Lean into this with me, because I watch conversations about this topic unfold in birth work communities constantly and the way it's discussed puts me deeply in my feelings. I want to start with the bottom line.
Bottom Line: “Safe, high-quality, respectful care through pregnancy, birth, and postpartum should be readily available and accessible to all families regardless of income, race, ethnicity, language, gender or sexuality.” Deep breath. “Unfortunately, this is not currently the case in our medical system.” Final sentence, now. “As a birth worker, I best serve parents and all those around me when I recognize this, learn more about this, and advocate for a better system."
It’s incredibly important to talk about injustices parents face when navigating the birth world, and not try to treat them all the same.
I always talk to my clients about their rights — like how they can ask someone in the birth room to leave or be replaced, from family to nurses to doctors. I learned to do this quickly because, sadly, I have heard insensitive and ignorant comments made in birth spaces, and I have had parents reach out to me to talk through a situation in which they felt they may not have been treated fairly by medical providers.
It is good to talk about these things.
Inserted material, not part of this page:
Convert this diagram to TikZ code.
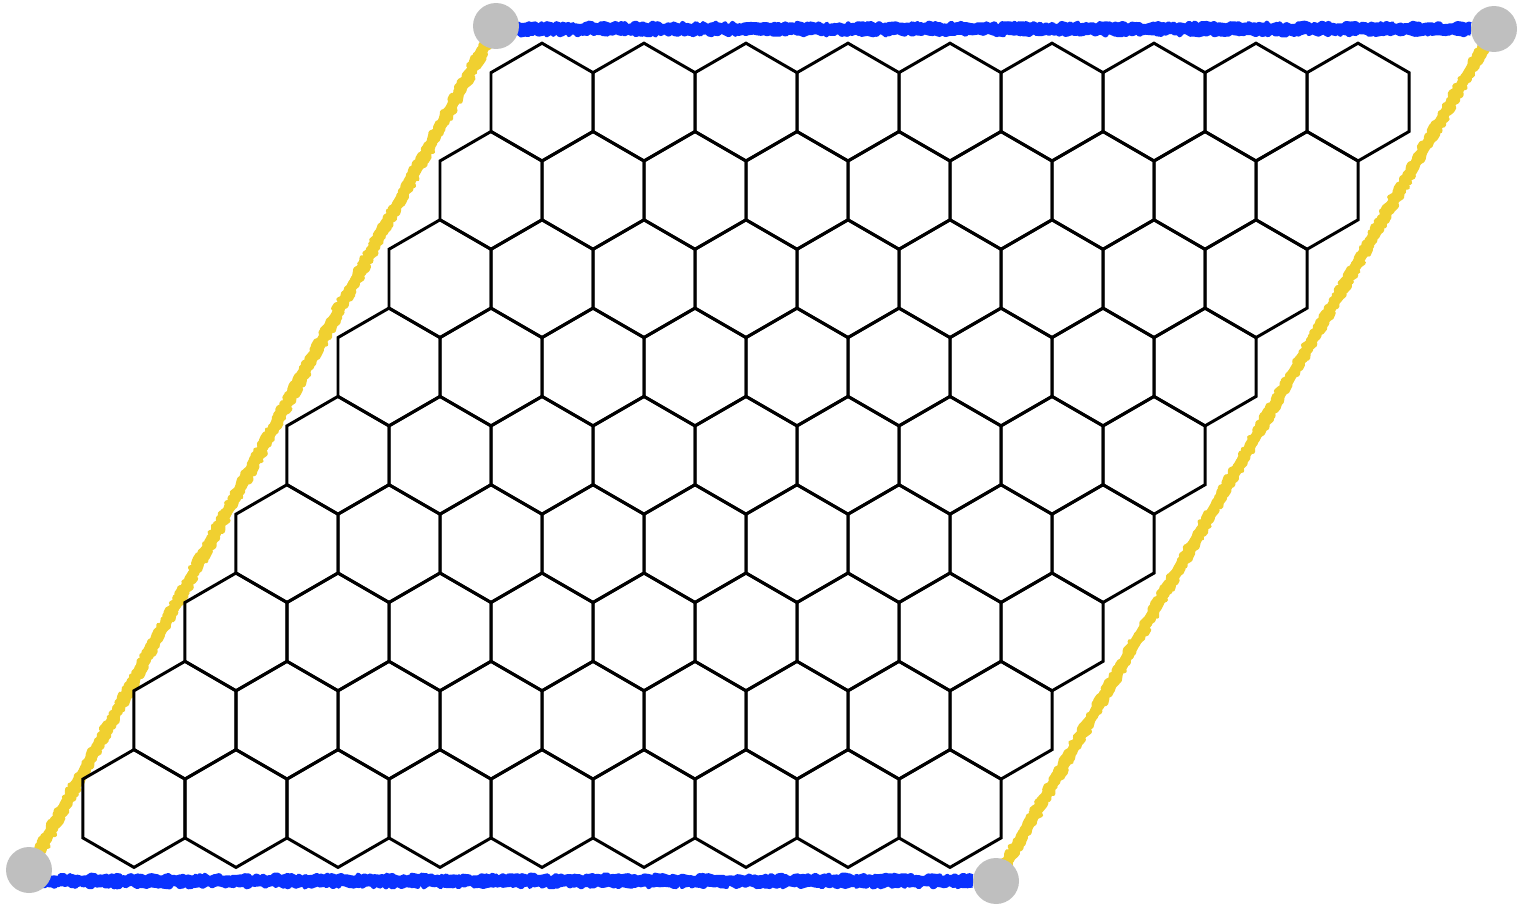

As their birth doula, parents know that I can’t change the system we are engaging with, but they also know that I can be their safe space when that system misses that mark, that I can be an advocate and buffer that tempers the effect of the system’s shortcomings, and that they will never be alone in it. That can make a world of a difference.
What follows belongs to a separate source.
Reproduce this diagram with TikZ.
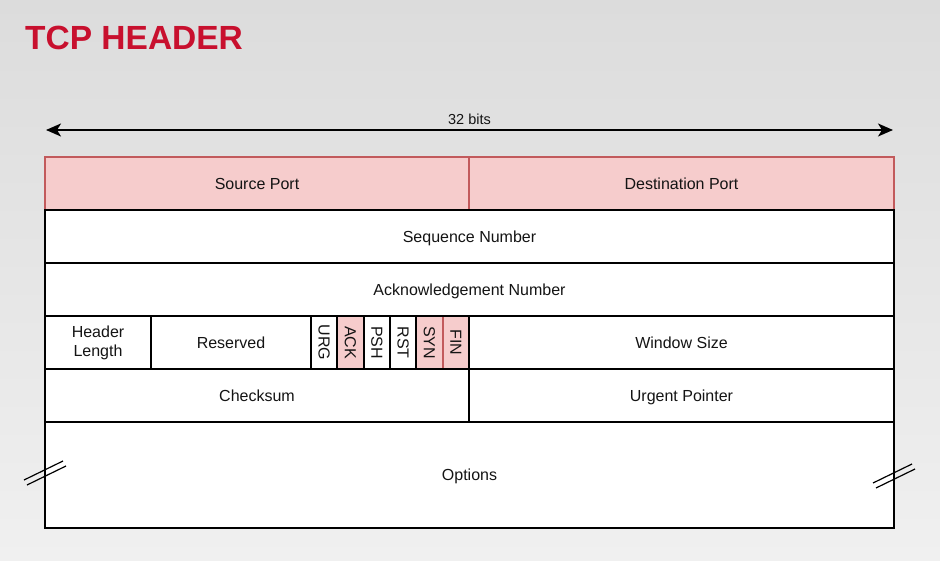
\documentclass[tikz,border=0pt]{standalone}
\usepackage{fontspec}
\usepackage{graphicx}
\setmainfont{Liberation Sans}
\usetikzlibrary{arrows.meta}
\definecolor{bgtop}{HTML}{DCDCDC}
\definecolor{bgbot}{HTML}{F0F0F0}
\definecolor{titlered}{HTML}{C8102E}
\definecolor{hotfill}{HTML}{F6CCCC}
\definecolor{hotedge}{HTML}{C25A5C}
\definecolor{ink}{HTML}{141414}
\begin{document}
\begin{tikzpicture}[x=1pt,y=-1pt,
  cell/.style={draw=black, line width=1.7pt, fill=white, inner sep=0pt,
    text=ink, align=center, font=\fontsize{16}{19}\selectfont},
  hot/.style={cell, draw=hotedge, fill=hotfill},
  oneline/.style={text height=11.5pt, text depth=0pt},
  rowh/.style={minimum height=53pt},
  flagw/.style={minimum width=26.33pt, minimum height=53pt},
  brk/.style={line width=1.2pt, black},
  span/.style={line width=1.7pt, {Stealth[length=15pt,width=13pt,inset=4pt]}-{Stealth[length=15pt,width=13pt,inset=4pt]}}
]
% page and background
\useasboundingbox (0,0) rectangle (940,561);
\shade[top color=bgtop, bottom color=bgbot] (0,0) rectangle (940,561);

% title
\node[anchor=base west, inner sep=0pt, text=titlered,
  font=\fontsize{33.5}{36}\selectfont\bfseries] (title) at (25,50) {TCP HEADER};

% width marker
\coordinate (wl) at (46,130);
\coordinate (wr) at (893,130);
\draw[span] (wl) -- (wr) node[midway, above=5pt, inner sep=0pt, text=ink,
  font=\fontsize{14.5}{17}\selectfont] (bits) {32 bits};

% highlighted cells first, so shared black edges are drawn over them
\node[hot, rowh, oneline, minimum width=424pt] (src) at (257,183.5) {Source Port};
\node[hot, rowh, oneline, minimum width=425pt] (dst) at (681.5,183.5) {Destination Port};

\node[hot, flagw] (ack) at (350.50,342.5) {\rotatebox{-90}{ACK}};
\node[hot, flagw] (syn) at (429.50,342.5) {\rotatebox{-90}{SYN}};
\node[hot, flagw] (fin) at (455.83,342.5) {\rotatebox{-90}{FIN}};

% plain cells
\node[cell, rowh, oneline, minimum width=849pt] (seq) at (469.5,236.5) {Sequence Number};
\node[cell, rowh, oneline, minimum width=849pt] (acknum) at (469.5,289.5) {Acknowledgement Number};

\node[cell, rowh, minimum width=106pt] (hlen) at (98,342.5) {Header\\Length};
\node[cell, rowh, oneline, minimum width=160pt] (resv) at (231,342.5) {Reserved};
\node[cell, flagw] (urg) at (324.17,342.5) {\rotatebox{-90}{URG}};
\node[cell, flagw] (psh) at (376.83,342.5) {\rotatebox{-90}{PSH}};
\node[cell, flagw] (rst) at (403.17,342.5) {\rotatebox{-90}{RST}};
\node[cell, rowh, oneline, minimum width=425pt] (win) at (681.5,342.5) {Window Size};

\node[cell, rowh, oneline, minimum width=424pt] (chk) at (257,395.5) {Checksum};
\node[cell, rowh, oneline, minimum width=425pt] (uptr) at (681.5,395.5) {Urgent Pointer};

\node[cell, oneline, minimum width=849pt, minimum height=106pt] (opt) at (469.5,475) {Options};

% variable-length break marks on the options row
\coordinate (b1a) at (24,480);  \coordinate (b1b) at (63,461);
\coordinate (b2a) at (27,485);  \coordinate (b2b) at (66,466);
\coordinate (b3a) at (873,483); \coordinate (b3b) at (912,464);
\coordinate (b4a) at (876,488); \coordinate (b4b) at (915,469);
\draw[brk] (b1a) -- (b1b);
\draw[brk] (b2a) -- (b2b);
\draw[brk] (b3a) -- (b3b);
\draw[brk] (b4a) -- (b4b);
\end{tikzpicture}
\end{document}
And what does it mean working with parents with more privilege? No one should feel ashamed for being able to navigate the world smoothly. Everyone should learn that having a kind of privilege reveals an opportunity. Privilege is a kind of currency! You can spend it on yourself, or you can share it. When it comes to financial privilege, I know birth workers who work with higher-paying clients, who go, “You know, I'm fine with making $X but I’m going to make my fee $Y and donate the difference to an organization that supports folks who can’t afford my services.”
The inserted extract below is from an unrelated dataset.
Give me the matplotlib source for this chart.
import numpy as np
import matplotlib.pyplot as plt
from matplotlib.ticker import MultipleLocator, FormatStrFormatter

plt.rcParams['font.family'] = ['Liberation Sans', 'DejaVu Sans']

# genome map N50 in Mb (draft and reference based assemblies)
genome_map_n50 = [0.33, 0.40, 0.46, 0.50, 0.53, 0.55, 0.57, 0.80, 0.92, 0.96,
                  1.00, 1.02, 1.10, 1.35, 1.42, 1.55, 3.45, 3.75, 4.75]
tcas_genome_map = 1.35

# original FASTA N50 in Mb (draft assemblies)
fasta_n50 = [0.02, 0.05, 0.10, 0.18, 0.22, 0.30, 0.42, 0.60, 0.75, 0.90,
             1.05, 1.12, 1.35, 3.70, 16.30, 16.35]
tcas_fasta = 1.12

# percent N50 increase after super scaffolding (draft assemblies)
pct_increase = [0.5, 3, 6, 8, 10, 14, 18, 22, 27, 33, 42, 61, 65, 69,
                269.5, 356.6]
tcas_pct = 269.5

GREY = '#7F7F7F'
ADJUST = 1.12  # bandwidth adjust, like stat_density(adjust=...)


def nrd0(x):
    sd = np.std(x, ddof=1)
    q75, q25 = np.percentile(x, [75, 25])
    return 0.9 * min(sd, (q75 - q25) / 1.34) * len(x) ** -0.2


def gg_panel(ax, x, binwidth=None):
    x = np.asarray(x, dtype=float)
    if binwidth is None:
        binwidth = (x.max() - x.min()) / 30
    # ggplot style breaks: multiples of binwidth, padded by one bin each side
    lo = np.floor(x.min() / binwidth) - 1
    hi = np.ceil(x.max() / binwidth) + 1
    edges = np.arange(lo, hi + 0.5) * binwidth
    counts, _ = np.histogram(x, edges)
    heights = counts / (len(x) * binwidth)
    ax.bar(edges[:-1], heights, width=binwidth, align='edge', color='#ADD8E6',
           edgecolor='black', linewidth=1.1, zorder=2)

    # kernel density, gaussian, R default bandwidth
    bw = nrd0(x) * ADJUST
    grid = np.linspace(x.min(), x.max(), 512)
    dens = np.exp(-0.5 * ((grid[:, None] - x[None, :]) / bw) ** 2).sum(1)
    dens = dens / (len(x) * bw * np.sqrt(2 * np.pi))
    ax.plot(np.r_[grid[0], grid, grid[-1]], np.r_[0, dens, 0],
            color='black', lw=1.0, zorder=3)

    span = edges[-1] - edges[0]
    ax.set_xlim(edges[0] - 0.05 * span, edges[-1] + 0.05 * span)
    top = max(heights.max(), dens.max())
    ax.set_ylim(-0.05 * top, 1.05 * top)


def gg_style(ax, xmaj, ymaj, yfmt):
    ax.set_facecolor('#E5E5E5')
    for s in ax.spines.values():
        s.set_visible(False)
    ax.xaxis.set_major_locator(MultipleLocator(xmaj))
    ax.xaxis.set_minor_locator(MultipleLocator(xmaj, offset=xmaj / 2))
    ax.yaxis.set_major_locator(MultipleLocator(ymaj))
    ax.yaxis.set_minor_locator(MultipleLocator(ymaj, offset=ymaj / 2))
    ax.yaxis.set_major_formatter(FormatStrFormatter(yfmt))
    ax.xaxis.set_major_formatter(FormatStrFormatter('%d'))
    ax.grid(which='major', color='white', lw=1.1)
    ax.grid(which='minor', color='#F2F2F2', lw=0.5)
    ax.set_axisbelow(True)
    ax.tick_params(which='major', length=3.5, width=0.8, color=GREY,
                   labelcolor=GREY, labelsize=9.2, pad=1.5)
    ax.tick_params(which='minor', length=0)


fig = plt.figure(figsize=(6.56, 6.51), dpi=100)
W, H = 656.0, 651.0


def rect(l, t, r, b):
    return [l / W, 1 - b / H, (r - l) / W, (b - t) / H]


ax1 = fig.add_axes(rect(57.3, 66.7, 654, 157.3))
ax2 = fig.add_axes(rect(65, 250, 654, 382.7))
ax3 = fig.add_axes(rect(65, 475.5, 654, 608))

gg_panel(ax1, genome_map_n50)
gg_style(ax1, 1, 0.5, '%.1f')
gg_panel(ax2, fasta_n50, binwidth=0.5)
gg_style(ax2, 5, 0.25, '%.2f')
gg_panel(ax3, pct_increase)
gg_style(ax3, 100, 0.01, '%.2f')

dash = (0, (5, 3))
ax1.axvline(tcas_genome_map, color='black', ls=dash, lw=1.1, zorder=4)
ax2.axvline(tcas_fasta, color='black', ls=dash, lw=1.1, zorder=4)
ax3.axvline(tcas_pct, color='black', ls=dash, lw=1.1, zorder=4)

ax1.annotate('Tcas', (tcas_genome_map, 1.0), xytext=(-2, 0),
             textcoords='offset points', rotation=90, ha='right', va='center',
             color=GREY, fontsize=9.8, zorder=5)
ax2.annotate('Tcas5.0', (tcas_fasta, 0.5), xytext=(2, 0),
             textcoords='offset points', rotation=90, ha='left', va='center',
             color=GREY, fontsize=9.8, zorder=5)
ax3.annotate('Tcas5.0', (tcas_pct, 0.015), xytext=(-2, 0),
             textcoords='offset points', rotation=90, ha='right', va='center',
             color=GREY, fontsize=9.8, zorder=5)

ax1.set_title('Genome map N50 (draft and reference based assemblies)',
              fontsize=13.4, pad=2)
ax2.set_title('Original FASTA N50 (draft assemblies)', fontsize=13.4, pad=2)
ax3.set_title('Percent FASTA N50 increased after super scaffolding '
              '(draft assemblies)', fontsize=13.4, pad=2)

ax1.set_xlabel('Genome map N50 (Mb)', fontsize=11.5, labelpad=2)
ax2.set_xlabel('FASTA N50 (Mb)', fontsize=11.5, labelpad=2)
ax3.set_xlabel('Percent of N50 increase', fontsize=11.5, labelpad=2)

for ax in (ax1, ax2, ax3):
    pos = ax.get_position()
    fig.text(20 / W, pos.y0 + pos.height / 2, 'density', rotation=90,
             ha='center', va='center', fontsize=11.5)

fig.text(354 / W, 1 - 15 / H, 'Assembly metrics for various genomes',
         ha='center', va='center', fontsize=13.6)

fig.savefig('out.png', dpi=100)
I think that is beautiful! Everyone deserves the same safe, quality, respectful care! We should all look for ways we can help bear each other's burdens in getting there.
There are A TON of other deeply important spectrums that we navigate our pregnancy, birth, parenthood, and general life journeys within. Here are just a few:
Faith and spirituality,
weighing our decisions and practices according to these compasses
Culture,
identifying with various pieces of our biological or regional ancestries
Personality traits,
drawing upon our sense of ourselves as intuitive or sensing, feeling or thinking, introverted or extroverted, planners or changeable, or anything else to guide our birth preferences
I am so grateful for the folks in my life who have open-heartedly gotten to know me on all these different levels. The only way they could have shown me they cared is by putting in the work.
So that's what I strive to do with the folks I work with, and everyone else in my life too. Put in the work to show that I care.